Councillor David Cannon, Cabinet Member for Anti-Social Behaviour, Crime, and Public Protection, said: “Defra has now lifted the temporary 3km captive bird monitoring controlled zone that it established in January 2022 around the River Thames at Eton in response to bird flu cases identified there in a number of swans. This indicates that, following successful checks and monitoring of both captive and wild birds in that radius, Defra is confident the disease is under effective control locally.
“We would like to thank all bird keepers who completed our surveillance survey, providing valuable information about your birds, and worked with the council’s Trading Standards and Defra vets to help minimise the spread and protect local wildfowl, poultry farms and your own birds.
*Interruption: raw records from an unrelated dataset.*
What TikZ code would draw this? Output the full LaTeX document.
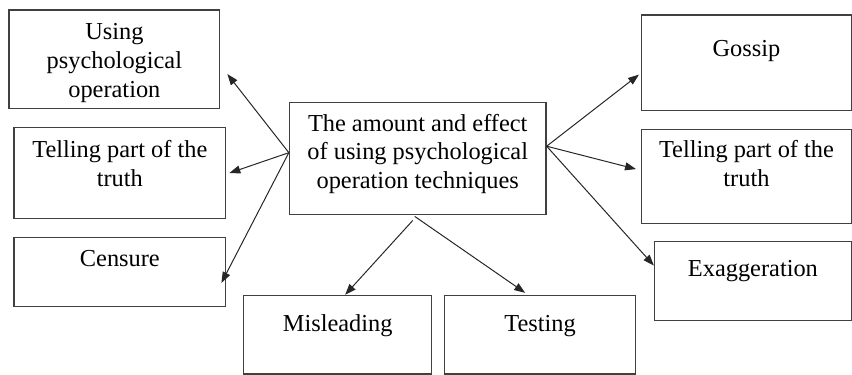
\documentclass[tikz,border=0pt]{standalone}
\usepackage{fontspec}
\setmainfont{Liberation Serif}
\usetikzlibrary{positioning}
\usetikzlibrary{arrows.meta}
\tikzset{
    box/.style = {rectangle, draw=black!75, line width=1.2pt, inner sep=0pt},
    txt/.style = {anchor=north, align=center, inner sep=0pt, font=\fontsize{24.5}{29}\selectfont},
    edgen/.style = {-{Triangle[length=11pt,width=8pt]}, line width=1pt, black!85}
}
\begin{document}
\begin{tikzpicture}[x=1pt,y=-1pt]
%
\node[box, minimum width=258pt, minimum height=113pt, label={[txt,yshift=-12pt]north:{The amount and effect\\of using psychological\\operation techniques}}] at (420,159.5) (cen) {};
%
\node[box, minimum width=212pt, minimum height=99pt, label={[txt,yshift=-14pt]north:{Using\\psychological\\operation}}] at (115,59.5) (psy) {};
\node[box, minimum width=213pt, minimum height=92pt, label={[txt,yshift=-14pt]north:{Telling part of the\\truth}}] at (120.5,174) (tell) {};
\node[box, minimum width=213pt, minimum height=69pt, label={[txt,yshift=-13pt]north:{Censure}}] at (120.5,273.5) (cens) {};
%
\node[box, minimum width=189pt, minimum height=79pt, label={[txt,yshift=-20pt]north:{Misleading}}] at (339.5,336.5) (mis) {};
\node[box, minimum width=192pt, minimum height=79pt, label={[txt,yshift=-20pt]north:{Testing}}] at (543,336.5) (tes) {};
%
\node[box, minimum width=211pt, minimum height=96pt, label={[txt,yshift=-26pt]north:{Gossip}}] at (750.5,63) (gos) {};
\node[box, minimum width=211pt, minimum height=95pt, label={[txt,yshift=-12pt]north:{Telling part of the\\truth}}] at (750.5,177.5) (telr) {};
\node[box, minimum width=198pt, minimum height=79pt, label={[txt,yshift=-19pt]north:{Exaggeration}}] at (757,282.5) (exa) {};
%
\draw[edgen] ([yshift=6pt]cen.west) -- ([xshift=7pt,yshift=-15pt]psy.east);
\draw[edgen] ([yshift=6pt]cen.west) -- ([xshift=3pt]tell.east);
\draw[edgen] ([yshift=6pt]cen.west) -- ([xshift=-5pt,yshift=-11pt]cens.east);
\draw[edgen] ([yshift=12.5pt]cen.east) -- ([xshift=-2pt,yshift=-12pt]gos.west);
\draw[edgen] ([yshift=12.5pt]cen.east) -- ([xshift=-5pt,yshift=7.5pt]telr.west);
\draw[edgen] ([yshift=12.5pt]cen.east) -- ([yshift=15.5pt]exa.west);
\draw[edgen] ([xshift=-5pt,yshift=-5pt]cen.south) -- ([xshift=7.5pt]mis.north);
\draw[edgen] ([xshift=-3pt,yshift=-1pt]cen.south) -- ([xshift=-15pt,yshift=2pt]tes.north);

\path[use as bounding box] (0,0) rectangle (852,377);

\end{tikzpicture}
\end{document}
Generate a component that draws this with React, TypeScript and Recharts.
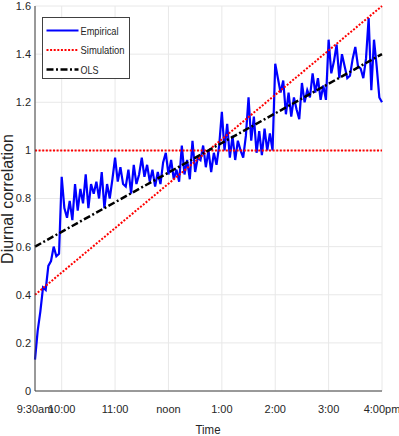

“The additional biosecurity precautions on bird keepers within the 3km area have been revoked with the lifting of the zone. However please remember that the Avian Influenza Prevention Zone remains in place across the UK, which includes a legal requirement for all bird keepers across the UK, regardless of flock size, to continue to keep your birds indoors and follow strict biosecurity measures to limit the spread of the disease.
“We’re pleased to be able to lift, with immediate effect, the precautionary dogs-on-leads requirement that was in place along the riverbanks at Windsor and Eton, and end our request not to feed the swans there. Signage is coming down over the coming days. We would like to praise all those who supported these targeted measures and our particular thanks to the charity Swan Support who kindly monitored the swan population on the river and fed the swans in a measured way during this period.
“Following the lifting of the 3km zone, Defra is undertaking several further weeks of precautionary monitoring, this time across a wider 10km radius, to help ensure the disease does not return, and has sent out letters associated with this. If, unfortunately, you find dead wild waterfowl such as swans, geese or ducks, or other dead wild birds, such as gulls or birds of prey, please let Defra know on 03459 33 55 77. Do not touch dead or sick wild birds.”